Wherever a line below holds the word "this", copy that line.

** Begin Working data **

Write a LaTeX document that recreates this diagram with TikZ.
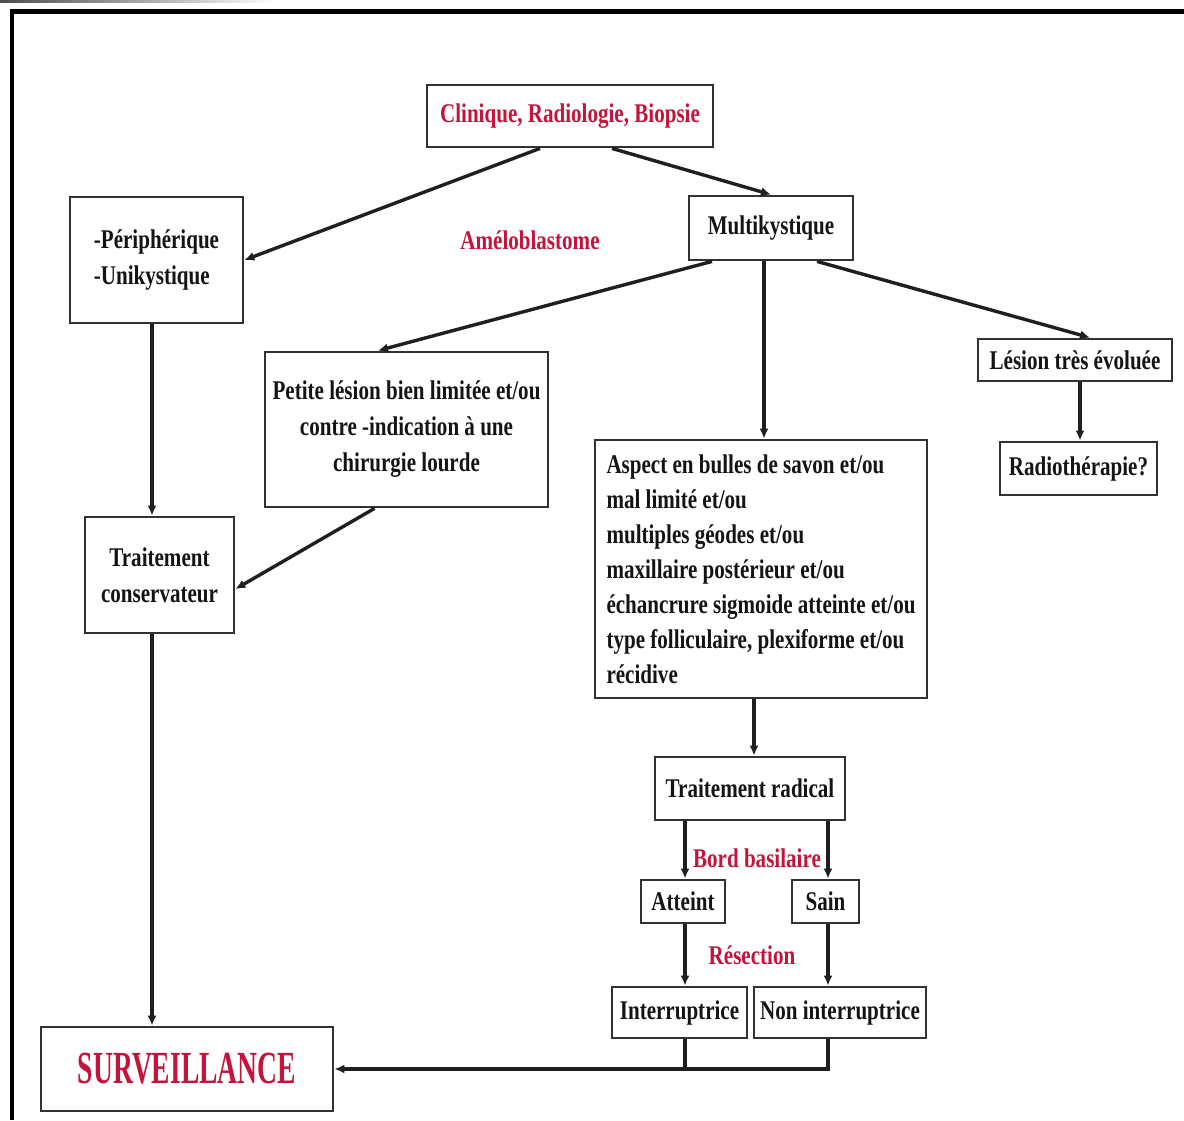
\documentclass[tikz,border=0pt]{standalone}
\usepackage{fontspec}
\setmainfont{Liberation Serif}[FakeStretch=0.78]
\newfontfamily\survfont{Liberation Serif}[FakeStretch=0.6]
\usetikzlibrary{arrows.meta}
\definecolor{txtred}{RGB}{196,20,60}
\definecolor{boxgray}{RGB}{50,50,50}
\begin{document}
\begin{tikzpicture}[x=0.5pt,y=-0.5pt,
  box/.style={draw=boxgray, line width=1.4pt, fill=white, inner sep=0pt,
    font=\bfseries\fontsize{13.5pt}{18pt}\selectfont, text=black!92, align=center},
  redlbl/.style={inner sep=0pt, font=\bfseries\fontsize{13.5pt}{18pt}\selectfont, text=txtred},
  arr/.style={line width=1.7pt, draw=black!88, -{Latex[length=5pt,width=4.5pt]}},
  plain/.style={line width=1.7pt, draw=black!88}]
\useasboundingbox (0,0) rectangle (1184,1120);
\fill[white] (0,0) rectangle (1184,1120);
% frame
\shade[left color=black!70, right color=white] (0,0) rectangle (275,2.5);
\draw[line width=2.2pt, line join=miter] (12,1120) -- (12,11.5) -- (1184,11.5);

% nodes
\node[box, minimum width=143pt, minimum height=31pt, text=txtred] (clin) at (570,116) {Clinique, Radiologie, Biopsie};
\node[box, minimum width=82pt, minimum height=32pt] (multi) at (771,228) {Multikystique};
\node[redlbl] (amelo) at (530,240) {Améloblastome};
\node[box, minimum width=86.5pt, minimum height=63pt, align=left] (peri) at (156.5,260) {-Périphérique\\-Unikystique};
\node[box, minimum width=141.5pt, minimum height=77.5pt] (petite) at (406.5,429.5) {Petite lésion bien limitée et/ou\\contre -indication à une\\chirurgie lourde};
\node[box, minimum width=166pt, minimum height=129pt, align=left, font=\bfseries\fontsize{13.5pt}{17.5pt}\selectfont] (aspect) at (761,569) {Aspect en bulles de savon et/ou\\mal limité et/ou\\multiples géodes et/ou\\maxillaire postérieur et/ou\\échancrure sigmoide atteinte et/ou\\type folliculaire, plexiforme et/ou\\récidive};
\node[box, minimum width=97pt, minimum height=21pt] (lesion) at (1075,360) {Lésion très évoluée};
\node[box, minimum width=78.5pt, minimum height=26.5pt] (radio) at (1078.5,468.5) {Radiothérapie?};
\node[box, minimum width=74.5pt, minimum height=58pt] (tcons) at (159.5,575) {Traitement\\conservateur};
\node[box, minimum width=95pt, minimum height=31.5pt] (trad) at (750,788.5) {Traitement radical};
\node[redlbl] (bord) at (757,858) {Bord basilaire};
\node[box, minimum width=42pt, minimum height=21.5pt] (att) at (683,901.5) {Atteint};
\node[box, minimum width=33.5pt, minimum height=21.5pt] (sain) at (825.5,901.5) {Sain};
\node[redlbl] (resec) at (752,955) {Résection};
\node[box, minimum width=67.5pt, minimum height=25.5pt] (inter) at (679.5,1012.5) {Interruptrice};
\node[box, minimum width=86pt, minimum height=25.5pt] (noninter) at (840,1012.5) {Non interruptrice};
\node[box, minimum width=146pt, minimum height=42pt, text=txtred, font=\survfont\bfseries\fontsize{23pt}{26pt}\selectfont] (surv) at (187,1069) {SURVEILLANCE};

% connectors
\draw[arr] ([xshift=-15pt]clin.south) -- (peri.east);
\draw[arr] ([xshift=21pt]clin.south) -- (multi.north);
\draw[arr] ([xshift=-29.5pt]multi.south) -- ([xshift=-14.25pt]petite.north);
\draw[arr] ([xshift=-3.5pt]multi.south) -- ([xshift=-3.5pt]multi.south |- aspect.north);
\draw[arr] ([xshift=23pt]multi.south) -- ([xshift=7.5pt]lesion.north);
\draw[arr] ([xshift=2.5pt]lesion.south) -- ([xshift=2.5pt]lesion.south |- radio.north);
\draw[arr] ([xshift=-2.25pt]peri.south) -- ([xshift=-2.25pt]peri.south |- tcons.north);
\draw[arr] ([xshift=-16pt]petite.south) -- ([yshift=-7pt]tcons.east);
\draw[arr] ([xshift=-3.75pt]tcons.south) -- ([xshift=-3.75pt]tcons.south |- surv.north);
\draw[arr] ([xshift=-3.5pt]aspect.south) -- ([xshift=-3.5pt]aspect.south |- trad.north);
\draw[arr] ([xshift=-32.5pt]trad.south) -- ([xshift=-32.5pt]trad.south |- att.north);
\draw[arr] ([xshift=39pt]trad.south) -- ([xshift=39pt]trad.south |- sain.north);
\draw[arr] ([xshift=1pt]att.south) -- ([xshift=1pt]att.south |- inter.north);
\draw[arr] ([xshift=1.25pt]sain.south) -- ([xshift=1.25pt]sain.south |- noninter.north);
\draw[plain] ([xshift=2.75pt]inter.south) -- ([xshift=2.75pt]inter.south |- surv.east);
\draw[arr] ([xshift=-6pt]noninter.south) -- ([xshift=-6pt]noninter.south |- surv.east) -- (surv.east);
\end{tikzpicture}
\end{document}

** End Working data **
** Begin Working data **

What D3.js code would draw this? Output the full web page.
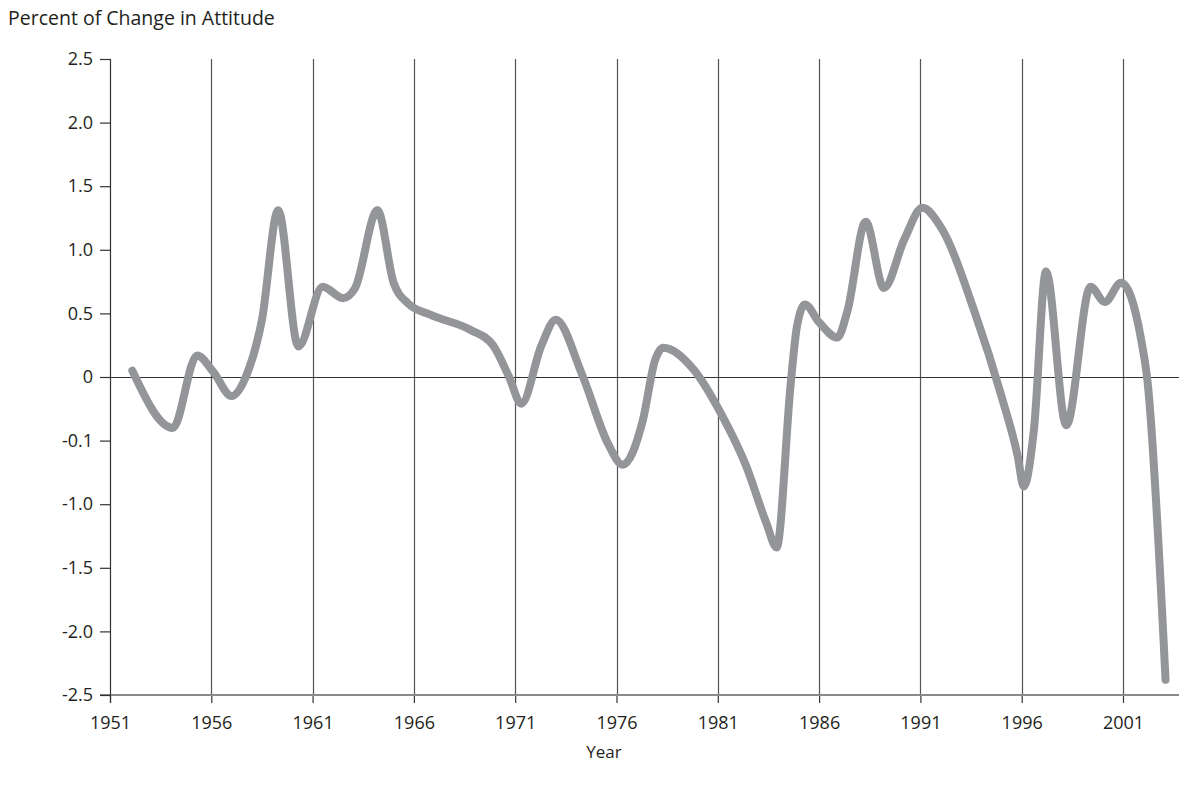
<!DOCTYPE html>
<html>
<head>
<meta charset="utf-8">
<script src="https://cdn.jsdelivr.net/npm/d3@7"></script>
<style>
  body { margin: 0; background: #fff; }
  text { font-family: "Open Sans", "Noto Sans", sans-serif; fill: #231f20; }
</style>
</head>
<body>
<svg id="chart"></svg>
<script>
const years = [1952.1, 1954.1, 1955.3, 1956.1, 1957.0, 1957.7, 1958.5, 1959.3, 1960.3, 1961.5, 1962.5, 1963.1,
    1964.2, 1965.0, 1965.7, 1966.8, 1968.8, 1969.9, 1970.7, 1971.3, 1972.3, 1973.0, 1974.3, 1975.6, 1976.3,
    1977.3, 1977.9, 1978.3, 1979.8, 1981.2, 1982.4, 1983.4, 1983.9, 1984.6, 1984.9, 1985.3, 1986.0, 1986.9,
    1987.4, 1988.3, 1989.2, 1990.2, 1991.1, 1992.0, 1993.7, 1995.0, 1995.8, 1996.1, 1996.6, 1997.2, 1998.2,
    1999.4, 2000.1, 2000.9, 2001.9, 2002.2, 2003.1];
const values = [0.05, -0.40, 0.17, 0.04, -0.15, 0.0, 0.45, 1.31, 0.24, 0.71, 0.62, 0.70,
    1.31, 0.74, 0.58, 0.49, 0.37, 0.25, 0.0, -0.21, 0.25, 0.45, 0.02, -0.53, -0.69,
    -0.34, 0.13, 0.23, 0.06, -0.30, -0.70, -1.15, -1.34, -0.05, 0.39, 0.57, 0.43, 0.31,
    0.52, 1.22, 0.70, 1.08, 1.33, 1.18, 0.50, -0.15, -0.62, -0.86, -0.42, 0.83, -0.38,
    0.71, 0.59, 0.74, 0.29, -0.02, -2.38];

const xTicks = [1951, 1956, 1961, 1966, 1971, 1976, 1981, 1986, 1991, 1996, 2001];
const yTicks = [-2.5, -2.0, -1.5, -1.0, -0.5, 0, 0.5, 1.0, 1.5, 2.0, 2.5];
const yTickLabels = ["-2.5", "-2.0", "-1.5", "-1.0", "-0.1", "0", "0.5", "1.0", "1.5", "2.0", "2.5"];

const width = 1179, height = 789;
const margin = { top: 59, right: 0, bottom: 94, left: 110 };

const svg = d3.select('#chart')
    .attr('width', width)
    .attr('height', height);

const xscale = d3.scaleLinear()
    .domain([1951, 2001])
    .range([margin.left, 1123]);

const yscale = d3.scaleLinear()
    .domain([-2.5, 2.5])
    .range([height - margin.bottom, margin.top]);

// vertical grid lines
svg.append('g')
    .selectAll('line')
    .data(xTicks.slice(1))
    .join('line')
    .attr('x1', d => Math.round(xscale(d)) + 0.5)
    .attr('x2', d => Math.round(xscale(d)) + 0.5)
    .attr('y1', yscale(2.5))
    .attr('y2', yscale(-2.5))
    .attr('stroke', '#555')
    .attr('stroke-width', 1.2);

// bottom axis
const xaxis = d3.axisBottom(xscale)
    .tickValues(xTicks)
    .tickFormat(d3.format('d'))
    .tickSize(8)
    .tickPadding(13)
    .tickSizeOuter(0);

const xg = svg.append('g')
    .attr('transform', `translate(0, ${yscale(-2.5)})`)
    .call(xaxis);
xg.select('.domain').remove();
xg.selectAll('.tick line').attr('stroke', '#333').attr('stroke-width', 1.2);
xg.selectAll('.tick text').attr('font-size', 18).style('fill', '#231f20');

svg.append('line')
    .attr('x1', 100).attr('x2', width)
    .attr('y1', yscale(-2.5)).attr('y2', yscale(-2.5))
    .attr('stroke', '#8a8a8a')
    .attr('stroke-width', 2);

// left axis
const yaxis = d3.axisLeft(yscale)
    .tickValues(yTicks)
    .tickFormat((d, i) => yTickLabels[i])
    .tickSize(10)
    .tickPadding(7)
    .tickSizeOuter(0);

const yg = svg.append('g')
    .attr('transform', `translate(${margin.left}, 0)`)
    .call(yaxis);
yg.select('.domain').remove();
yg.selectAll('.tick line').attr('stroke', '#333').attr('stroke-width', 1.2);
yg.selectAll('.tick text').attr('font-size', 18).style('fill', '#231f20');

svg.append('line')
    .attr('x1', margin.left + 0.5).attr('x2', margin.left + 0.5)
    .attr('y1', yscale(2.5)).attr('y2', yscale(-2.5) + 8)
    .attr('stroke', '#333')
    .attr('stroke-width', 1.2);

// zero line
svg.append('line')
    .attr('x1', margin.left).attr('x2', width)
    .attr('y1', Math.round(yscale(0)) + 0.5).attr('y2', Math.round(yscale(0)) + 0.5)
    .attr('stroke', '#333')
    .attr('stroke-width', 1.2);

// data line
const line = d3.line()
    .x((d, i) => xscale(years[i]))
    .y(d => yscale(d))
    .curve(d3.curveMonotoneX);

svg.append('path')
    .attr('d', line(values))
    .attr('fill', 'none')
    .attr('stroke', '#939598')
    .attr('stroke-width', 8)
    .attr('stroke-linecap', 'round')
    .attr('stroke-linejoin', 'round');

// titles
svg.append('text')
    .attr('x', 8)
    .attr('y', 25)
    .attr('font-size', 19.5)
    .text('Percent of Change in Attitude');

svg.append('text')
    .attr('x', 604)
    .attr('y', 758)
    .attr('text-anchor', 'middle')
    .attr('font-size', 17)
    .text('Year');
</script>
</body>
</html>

** End Working data **

**Solved exercise:**
Write a LaTeX document that recreates this diagram with TikZ.
What D3.js code would draw this? Output the full web page.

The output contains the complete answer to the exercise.